Annotated image showing dazzling eyelid-like features bursting with stars in galaxy IC 2163 formed from a tsunami of stars and gas triggered by a glancing collision with galaxy NGC 2207 (a portion of its spiral arm is shown on right side of image). ALMA image of carbon monoxide (orange), which revealed motion of the gas in these features, is shown on top of Hubble image (blue) of the galaxy.
Credit: M. Kaufman; B. Saxton (NRAO/AUI/NSF); ALMA (ESO/NAOJ/NRAO); NASA/ESA Hubble Space Telescope
“ALMA showed us that the velocities of the molecular gas in the eyelids are on the right track with the predictions we get from computer models,” said Kaufman. “This critical test of encounter simulations was not possible before.”
Astronomers believe that such collisions between galaxies were common in the early universe when galaxies were closer together. At that time, however, galactic disks were generally clumpy and irregular, so other processes likely overwhelmed the formation of similar eyelid features.

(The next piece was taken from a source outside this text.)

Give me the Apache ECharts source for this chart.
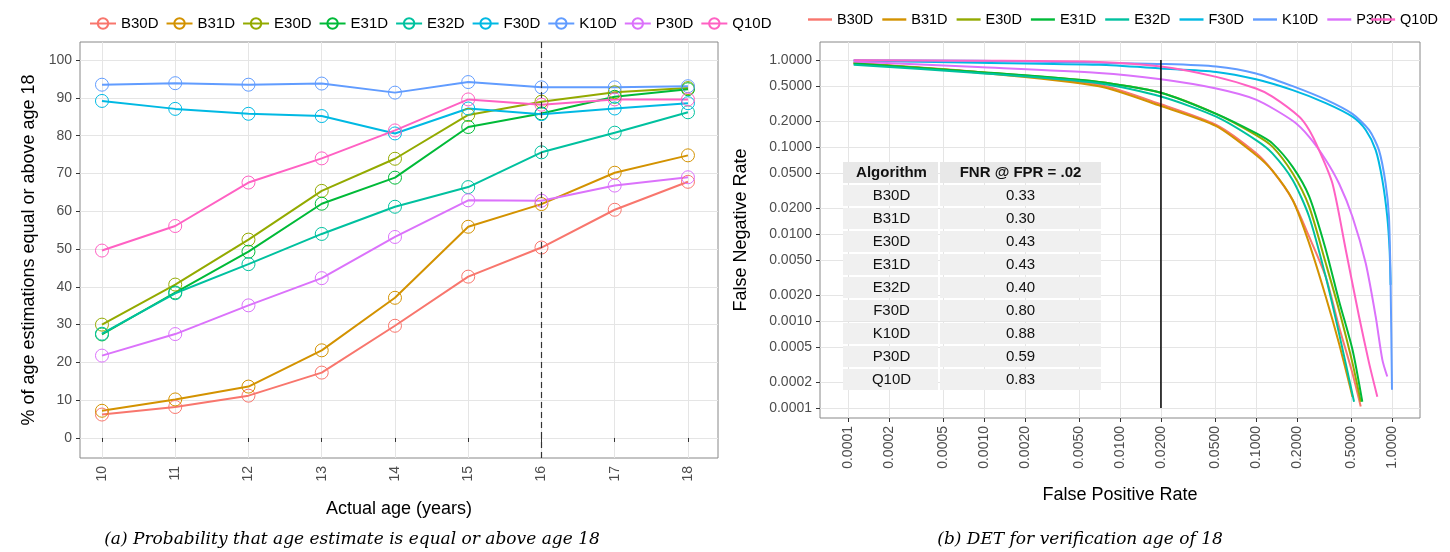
<!DOCTYPE html>
<html>
<head>
<meta charset="utf-8">
<script src="https://cdn.jsdelivr.net/npm/echarts@6/dist/echarts.min.js"></script>
<style>
  html, body { margin: 0; padding: 0; background: #fff; }
  #chart { width: 1450px; height: 552px; }
</style>
</head>
<body>
<div id="chart"></div>
<script>
document.addEventListener("DOMContentLoaded", () => {
    // algorithms and their ggplot colours
    const algos = ['B30D', 'B31D', 'E30D', 'E31D', 'E32D', 'F30D', 'K10D', 'P30D', 'Q10D'];
    const colors = ['#F8766D', '#D39200', '#93AA00', '#00BA38', '#00C19F', '#00B9E3', '#619CFF', '#DB72FB', '#FF61C3'];

    // (a) % of age estimations >= 18, by actual age
    const ages = [10, 11, 12, 13, 14, 15, 16, 17, 18];
    const pctB30D = [6.2, 8.2, 11.2, 17.3, 29.7, 42.7, 50.4, 60.4, 67.8];
    const pctB31D = [7.2, 10.2, 13.6, 23.2, 37.1, 55.9, 61.9, 70.2, 74.8];
    const pctE30D = [30.0, 40.6, 52.5, 65.4, 73.9, 85.5, 89.0, 91.5, 92.6];
    const pctE31D = [27.4, 38.5, 49.3, 62.0, 68.9, 82.3, 85.9, 90.3, 92.3];
    const pctE32D = [27.6, 38.3, 46.0, 54.0, 61.2, 66.4, 75.6, 80.8, 86.2];
    const pctF30D = [89.2, 87.1, 85.8, 85.2, 80.6, 87.2, 85.7, 87.2, 88.6];
    const pctK10D = [93.5, 93.9, 93.5, 93.8, 91.4, 94.2, 92.8, 92.8, 93.1];
    const pctP30D = [21.8, 27.5, 35.1, 42.3, 53.2, 62.9, 62.8, 66.8, 69.0];
    const pctQ10D = [49.6, 56.1, 67.6, 74.0, 81.4, 89.6, 88.2, 89.6, 89.6];
    const pct = [pctB30D, pctB31D, pctE30D, pctE31D, pctE32D, pctF30D, pctK10D, pctP30D, pctQ10D];
    const yTicksA = [0, 10, 20, 30, 40, 50, 60, 70, 80, 90, 100];

    // (b) DET curves: [FPR, FNR]
    const detB30D = [[0.00011, 0.93], [0.0009, 0.73], [0.007, 0.52], [0.02, 0.31], [0.051, 0.179], [0.1, 0.085], [0.132, 0.0534], [0.186, 0.0246], [0.246, 0.0093], [0.326, 0.0032], [0.408, 0.00086], [0.512, 0.00025], [0.589, 0.000104]];
    const detB31D = [[0.00011, 0.92], [0.0009, 0.72], [0.007, 0.50], [0.02, 0.296], [0.051, 0.174], [0.1, 0.081], [0.132, 0.0534], [0.186, 0.0246], [0.246, 0.0078], [0.326, 0.0019], [0.408, 0.00055], [0.512, 0.000135]];
    const detE30D = [[0.00011, 0.92], [0.0009, 0.73], [0.007, 0.56], [0.02, 0.42], [0.051, 0.24], [0.1, 0.137], [0.132, 0.101], [0.186, 0.0498], [0.246, 0.0206], [0.326, 0.0046], [0.408, 0.00134], [0.512, 0.00033], [0.589, 0.000118]];
    const detE31D = [[0.00011, 0.91], [0.0009, 0.73], [0.007, 0.56], [0.02, 0.42], [0.051, 0.24], [0.1, 0.144], [0.132, 0.110], [0.186, 0.059], [0.246, 0.027], [0.326, 0.0066], [0.408, 0.0017], [0.512, 0.00047], [0.605, 0.000118]];
    const detE32D = [[0.00011, 0.88], [0.0009, 0.71], [0.007, 0.54], [0.02, 0.38], [0.051, 0.223], [0.1, 0.12], [0.132, 0.0846], [0.186, 0.0418], [0.246, 0.0158], [0.326, 0.0032], [0.408, 0.00072], [0.526, 0.000118]];
    const detF30D = [[0.00011, 0.98], [0.0009, 0.93], [0.007, 0.88], [0.02, 0.80], [0.051, 0.73], [0.1, 0.60], [0.186, 0.45], [0.326, 0.32], [0.512, 0.223], [0.641, 0.157], [0.759, 0.092], [0.849, 0.0418], [0.923, 0.0158], [0.96, 0.0066], [0.977, 0.0026]];
    const detK10D = [[0.00011, 0.99], [0.0009, 0.98], [0.007, 0.93], [0.02, 0.90], [0.051, 0.84], [0.1, 0.70], [0.186, 0.50], [0.326, 0.35], [0.512, 0.24], [0.678, 0.157], [0.802, 0.092], [0.898, 0.038], [0.95, 0.0158], [0.977, 0.0027], [1.0, 0.000162]];
    const detP30D = [[0.00011, 0.96], [0.0009, 0.83], [0.007, 0.71], [0.02, 0.60], [0.051, 0.47], [0.1, 0.35], [0.186, 0.20], [0.246, 0.131], [0.326, 0.071], [0.408, 0.038], [0.512, 0.0158], [0.641, 0.0046], [0.759, 0.00112], [0.849, 0.00036], [0.923, 0.00023]];
    const detQ10D = [[0.00011, 0.99], [0.0009, 0.98], [0.007, 0.95], [0.02, 0.84], [0.051, 0.64], [0.1, 0.47], [0.132, 0.38], [0.208, 0.223], [0.246, 0.157], [0.291, 0.092], [0.365, 0.038], [0.457, 0.0066], [0.573, 0.00112], [0.678, 0.00033], [0.78, 0.000135]];
    const det = [detB30D, detB31D, detE30D, detE31D, detE32D, detF30D, detK10D, detP30D, detQ10D];
    const fnrAt02 = ['0.33', '0.30', '0.43', '0.43', '0.40', '0.80', '0.88', '0.59', '0.83'];
    const logTicks = [0.0001, 0.0002, 0.0005, 0.001, 0.002, 0.005, 0.01, 0.02, 0.05, 0.1, 0.2, 0.5, 1];

    const font = 'Liberation Sans';
    const gridLine = { show: true, lineStyle: { color: '#e5e5e5', width: 1 } };
    const axisText = { color: '#4d4d4d', fontSize: 14, fontFamily: font };

    let series = [];
    algos.forEach((a, i) => {
        series.push({
            name: a, type: 'line', xAxisIndex: 0, yAxisIndex: 0,
            data: ages.map((x, k) => [x, pct[i][k]]),
            symbol: 'circle', symbolSize: 13,
            lineStyle: { width: 2, color: colors[i] },
            itemStyle: { color: 'rgba(255,255,255,0)', borderColor: colors[i], borderWidth: 1 },
            markLine: i === 0 ? {
                silent: true, symbol: 'none', label: { show: false },
                lineStyle: { type: [6, 4], color: '#333', width: 1.2 },
                data: [{ xAxis: 16 }]
            } : undefined
        });
    });
    algos.forEach((a, i) => {
        series.push({
            name: a + ' ', type: 'line', xAxisIndex: 1, yAxisIndex: 1,
            data: det[i], smooth: 0.25, showSymbol: false,
            lineStyle: { width: 2, color: colors[i] },
            itemStyle: { color: colors[i] }
        });
    });
    // threshold line at FPR = .02
    series.push({
        name: 'thr', type: 'line', xAxisIndex: 1, yAxisIndex: 1,
        data: [[0.02, 1], [0.02, 0.0001]], showSymbol: false,
        lineStyle: { color: '#000', width: 1.5 }, z: 5
    });

    // table for panel (b)
    const tx = 843, ty = 162, rh = 23, c1 = 97, c2 = 161;
    let table = [];
    for (let r = 0; r <= algos.length; r++) {
        const y = ty + r * rh;
        table.push({ type: 'rect', shape: { x: tx, y: y, width: c1 - 2, height: rh - 2 }, style: { fill: r === 0 ? '#e8e8e8' : '#f0f0f0' }, z: 20 });
        table.push({ type: 'rect', shape: { x: tx + c1, y: y, width: c2, height: rh - 2 }, style: { fill: r === 0 ? '#e8e8e8' : '#f0f0f0' }, z: 20 });
        const t1 = r === 0 ? 'Algorithm' : algos[r - 1];
        const t2 = r === 0 ? 'FNR @ FPR = .02' : fnrAt02[r - 1];
        const fw = r === 0 ? 'bold' : 'normal';
        table.push({ type: 'text', x: tx + c1 / 2, y: y + rh / 2 - 1, style: { text: t1, fill: '#111', font: fw + ' 15px ' + font, align: 'center', verticalAlign: 'middle' }, z: 21 });
        table.push({ type: 'text', x: tx + c1 + c2 / 2, y: y + rh / 2 - 1, style: { text: t2, fill: '#111', font: fw + ' 15px ' + font, align: 'center', verticalAlign: 'middle' }, z: 21 });
    }

    const lineIcon = 'path://M0,0 L10,0 L10,1 L0,1 Z';
    const detLegend = (names, pos) => Object.assign({
        data: names.map(a => ({ name: a + ' ', icon: lineIcon, itemStyle: { color: colors[algos.indexOf(a)] } })),
        top: 12, padding: 0, itemWidth: 24, itemHeight: 2.5, itemGap: 5,
        textStyle: { fontSize: 14.5, fontFamily: font, color: '#000' }
    }, pos);

    const chart = echarts.init(document.getElementById('chart'));
    chart.setOption({
        animation: false,
        legend: [{
            data: algos,
            left: 84, top: 11, itemWidth: 26, itemHeight: 13, itemGap: 7,
            textStyle: { fontSize: 15, fontFamily: font, color: '#000' }
        }, detLegend(algos.slice(0, 8), { left: 808 }), detLegend(algos.slice(8), { right: 8 })],
        grid: [
            { left: 80, top: 42, width: 638, height: 416, show: true, borderColor: '#888', borderWidth: 1 },
            { left: 820, top: 42, width: 600, height: 376, show: true, borderColor: '#888', borderWidth: 1 }
        ],
        xAxis: [{
            type: 'value', gridIndex: 0, min: 9.7, max: 18.41,
            name: 'Actual age (years)', nameLocation: 'middle', nameGap: 42,
            nameTextStyle: { fontSize: 18, fontFamily: font, color: '#000' },
            axisLine: { show: false },
            axisTick: { show: true, customValues: ages, length: 4, lineStyle: { color: '#333' } },
            axisLabel: Object.assign({ customValues: ages, rotate: 90 }, axisText),
            splitLine: gridLine
        }, {
            type: 'log', gridIndex: 1, logBase: 10, min: 6.22e-5, max: 1.607,
            name: 'False Positive Rate', nameLocation: 'middle', nameGap: 68,
            nameTextStyle: { fontSize: 18, fontFamily: font, color: '#000' },
            axisLine: { show: false },
            axisTick: { show: true, customValues: logTicks, length: 4, lineStyle: { color: '#333' } },
            axisLabel: Object.assign({ customValues: logTicks, rotate: 90, formatter: v => Number(v).toFixed(4) }, axisText),
            splitLine: gridLine
        }],
        yAxis: [{
            type: 'value', gridIndex: 0, min: -5.3, max: 104.8,
            name: '% of age estimations equal or above age 18', nameLocation: 'middle', nameGap: 42,
            nameTextStyle: { fontSize: 18, fontFamily: font, color: '#000' },
            axisLine: { show: false },
            axisTick: { show: true, customValues: yTicksA, length: 4, lineStyle: { color: '#333' } },
            axisLabel: Object.assign({ customValues: yTicksA }, axisText),
            splitLine: gridLine
        }, {
            type: 'log', gridIndex: 1, logBase: 10, min: 7.67e-5, max: 1.61,
            name: 'False Negative Rate', nameLocation: 'middle', nameGap: 70,
            nameTextStyle: { fontSize: 18, fontFamily: font, color: '#000' },
            axisLine: { show: false },
            axisTick: { show: true, customValues: logTicks, length: 4, lineStyle: { color: '#333' } },
            axisLabel: Object.assign({ customValues: logTicks, formatter: v => Number(v).toFixed(4) }, axisText),
            splitLine: gridLine
        }],
        series: series,
        graphic: table.concat([
            { type: 'text', x: 352, y: 540, style: { text: '(a) Probability that age estimate is equal or above age 18', font: 'italic 17px "DejaVu Serif"', fill: '#000', align: 'center', verticalAlign: 'middle' } },
            { type: 'text', x: 1080, y: 540, style: { text: '(b) DET for verification age of 18', font: 'italic 17px "DejaVu Serif"', fill: '#000', align: 'center', verticalAlign: 'middle' } }
        ])
    });
});
</script>
</body>
</html>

The authors continue to study this galaxy pair and currently are comparing the properties (e.g., locations, ages, and masses) of the star clusters previously observed with NASA’s Hubble Space Telescope with the properties of the molecular clouds observed with ALMA. They hope to better understand the differences between molecular clouds and star clusters in the eyelids and those elsewhere in the galaxy pair.